Geofence Node Distance Value

The Circular Geofence Node has the ability to optionally add the calculated distance between the input and center point to the payload at a defined payload path. If a path is defined, the distance (in meters) will be placed at that path no matter which branch out of the Geofence Node is taken. If there is a problem calculating the distance (bad coordinates or radius), no value will be places at the path. In the above example, the distance between the input and center coordinates will be placed at the data.distance.work path.

The node also has the ability to optionally add which branch out of the node was taken to the payload. If a path is defined, true or false will be placed at the given path, depending on which branch out of the node is taken. In the above example, the branch taken will be placed at the data.geobranch.work path.

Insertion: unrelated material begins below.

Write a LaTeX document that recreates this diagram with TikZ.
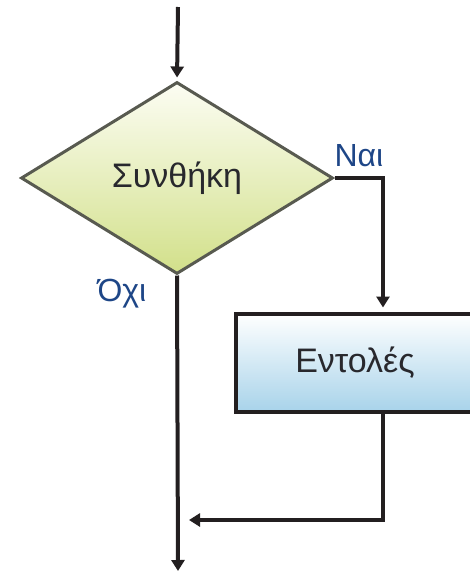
\documentclass[tikz,border=0pt]{standalone}
\usepackage{fontspec}
\setmainfont{Liberation Sans}
\usetikzlibrary{shapes.geometric,arrows.meta}
\definecolor{linec}{RGB}{35,31,32}
\definecolor{diamc}{RGB}{88,90,80}
\definecolor{diamtop}{RGB}{252,253,243}
\definecolor{diambot}{RGB}{210,224,138}
\definecolor{boxbot}{RGB}{168,211,234}
\definecolor{labc}{RGB}{30,70,135}
\definecolor{textc}{RGB}{40,40,45}
\begin{document}
\begin{tikzpicture}[x=1pt,y=-1pt,
  conn/.style={draw=linec,line width=4pt},
  arr/.style={conn,-{Triangle[width=13pt,length=11pt]}},
  cond/.style={diamond,draw=diamc,line width=3pt,top color=diamtop,bottom color=diambot,
    minimum width=312pt,minimum height=192pt,inner sep=0pt,
    font=\fontsize{34}{38}\selectfont,text=textc},
  proc/.style={rectangle,draw=linec,line width=4pt,top color=white,bottom color=boxbot,
    minimum width=238pt,minimum height=98pt,inner sep=0pt,
    font=\fontsize{34}{38}\selectfont,text=textc},
  lab/.style={font=\fontsize{32}{36}\selectfont,text=labc,inner sep=0pt}]
\useasboundingbox (0,0) rectangle (470,573);
\clip (0,0) rectangle (470,573);
\node[cond] (c) at (177,178) {Συνθήκη};
\node[proc] (b) at (355,362.5) {Εντολές};
\node[lab] (yes) at (359,156) {Ναι};
\node[lab] (no) at (122,294) {Όχι};
\coordinate (start) at (178,7);
\coordinate (end) at (178,571);
\coordinate (join) at (189,520);
\draw[arr,shorten >=3pt] (start) -- (c.north);
\draw[arr,shorten >=4pt] (c.east) -| ([xshift=28pt]b.north);
\draw[arr] ([xshift=28pt]b.south) |- (join);
\draw[arr] (c.south) -- (end);
\end{tikzpicture}
\end{document}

So, for example, given the following payload:

{
  "time": Fri Feb 19 2016 17:26:00 GMT-0500 (EST),
  "data": {
    "location": "$GPGLL,3906.72686,N,8430.74572,W,231131,A,*2a",
    "distance": {
      "home": 1654
    }
  },
  ...
}

The payload after execution of the geofence node would look like:

{
  "time": Fri Feb 19 2016 17:26:00 GMT-0500 (EST),
  "data": {
    "location": "$GPGLL,3906.72686,N,8430.74572,W,231131,A,*2a",
    "distance": {
      "home": 1654,
      "work": 34
    },
    "geobranch": {
      "home": false,
      "work": true
    }
  },
  ...
}

Polygonal Geofence

The Polygonal Geofence calculates whether the input coordinate falls within a defined polygonal area. If the input coordinate falls within the defined area, the true path is taken. If it falls outside the defined area, the false path is taken. If whether or not the input falls within the polygon cannot be calculated for some reason, the false route on the left out of the node is taken.

The Polygonal Gefence mode lets users draw their own polygon using the map's drawing tool or by typing the coordinates into the text box below it using any of the forms we support for GPS device state.

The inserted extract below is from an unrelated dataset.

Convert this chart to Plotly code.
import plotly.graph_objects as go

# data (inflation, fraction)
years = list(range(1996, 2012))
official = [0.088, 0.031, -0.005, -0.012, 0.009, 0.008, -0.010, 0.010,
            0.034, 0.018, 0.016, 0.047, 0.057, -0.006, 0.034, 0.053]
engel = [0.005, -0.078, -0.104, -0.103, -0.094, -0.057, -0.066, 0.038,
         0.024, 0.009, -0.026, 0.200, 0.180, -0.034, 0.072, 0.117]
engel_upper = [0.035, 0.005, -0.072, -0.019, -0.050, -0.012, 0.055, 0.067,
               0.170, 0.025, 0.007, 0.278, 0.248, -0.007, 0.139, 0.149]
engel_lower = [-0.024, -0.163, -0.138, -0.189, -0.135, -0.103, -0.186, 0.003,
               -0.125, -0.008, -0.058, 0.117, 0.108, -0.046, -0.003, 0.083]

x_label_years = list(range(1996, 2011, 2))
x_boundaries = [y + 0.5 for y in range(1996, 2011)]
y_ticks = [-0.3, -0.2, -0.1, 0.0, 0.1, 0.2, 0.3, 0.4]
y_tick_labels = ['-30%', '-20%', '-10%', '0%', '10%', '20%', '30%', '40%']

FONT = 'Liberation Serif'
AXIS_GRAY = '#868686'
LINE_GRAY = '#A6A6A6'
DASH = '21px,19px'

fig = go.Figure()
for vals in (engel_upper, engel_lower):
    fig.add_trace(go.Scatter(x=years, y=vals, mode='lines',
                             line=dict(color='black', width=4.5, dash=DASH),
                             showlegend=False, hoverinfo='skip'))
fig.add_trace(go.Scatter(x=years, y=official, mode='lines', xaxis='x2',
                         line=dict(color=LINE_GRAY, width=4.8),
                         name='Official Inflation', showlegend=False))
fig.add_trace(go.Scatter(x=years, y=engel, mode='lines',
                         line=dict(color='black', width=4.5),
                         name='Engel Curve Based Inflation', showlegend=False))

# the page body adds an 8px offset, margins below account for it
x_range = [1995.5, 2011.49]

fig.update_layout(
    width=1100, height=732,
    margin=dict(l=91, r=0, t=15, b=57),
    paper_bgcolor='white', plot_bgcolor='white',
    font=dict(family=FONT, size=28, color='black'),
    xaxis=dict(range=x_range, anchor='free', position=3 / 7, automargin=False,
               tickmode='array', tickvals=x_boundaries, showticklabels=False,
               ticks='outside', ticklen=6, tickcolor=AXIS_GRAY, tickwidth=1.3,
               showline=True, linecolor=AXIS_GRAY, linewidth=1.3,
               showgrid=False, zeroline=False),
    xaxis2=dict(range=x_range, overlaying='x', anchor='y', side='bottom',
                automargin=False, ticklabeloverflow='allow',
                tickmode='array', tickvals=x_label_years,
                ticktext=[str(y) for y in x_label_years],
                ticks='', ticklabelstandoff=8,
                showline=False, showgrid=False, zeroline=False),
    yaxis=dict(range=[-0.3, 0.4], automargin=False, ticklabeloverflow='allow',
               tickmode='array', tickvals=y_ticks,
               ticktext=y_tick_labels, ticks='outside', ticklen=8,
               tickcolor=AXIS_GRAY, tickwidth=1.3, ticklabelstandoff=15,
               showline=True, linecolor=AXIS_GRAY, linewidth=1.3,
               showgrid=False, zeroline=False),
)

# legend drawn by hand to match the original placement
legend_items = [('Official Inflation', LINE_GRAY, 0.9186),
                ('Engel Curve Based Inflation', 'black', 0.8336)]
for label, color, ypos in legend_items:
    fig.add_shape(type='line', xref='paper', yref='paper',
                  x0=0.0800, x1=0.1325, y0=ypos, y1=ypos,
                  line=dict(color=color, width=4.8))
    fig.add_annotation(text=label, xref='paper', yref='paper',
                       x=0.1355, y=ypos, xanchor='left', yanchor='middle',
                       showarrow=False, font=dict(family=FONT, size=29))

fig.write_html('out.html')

To draw a polygon, click on the polygon tool in the top-right corner of the map and right-click where you'd like to begin to draw your polygon. To set the line and begin drawing in another direction, right-click on the map again. Do this until you have defined the area you with to monitor and then double-click to finish drawing. The coordinates of the drawn polygon will be placed in the text box below and can be edited and adjusted for more precision.

To delete a polygon, click inside of it and click the trash button in the top-right corner of the map or delete the coordinates in the textbox underneath the map.

Geofence Node

Polygonal Path

The Geofence Node also allows polygonal geofences to be passed in via an array of GPS Coordinates defined on a payload path. Note the order of the points in the array is important, as it determines how the polygon is drawn.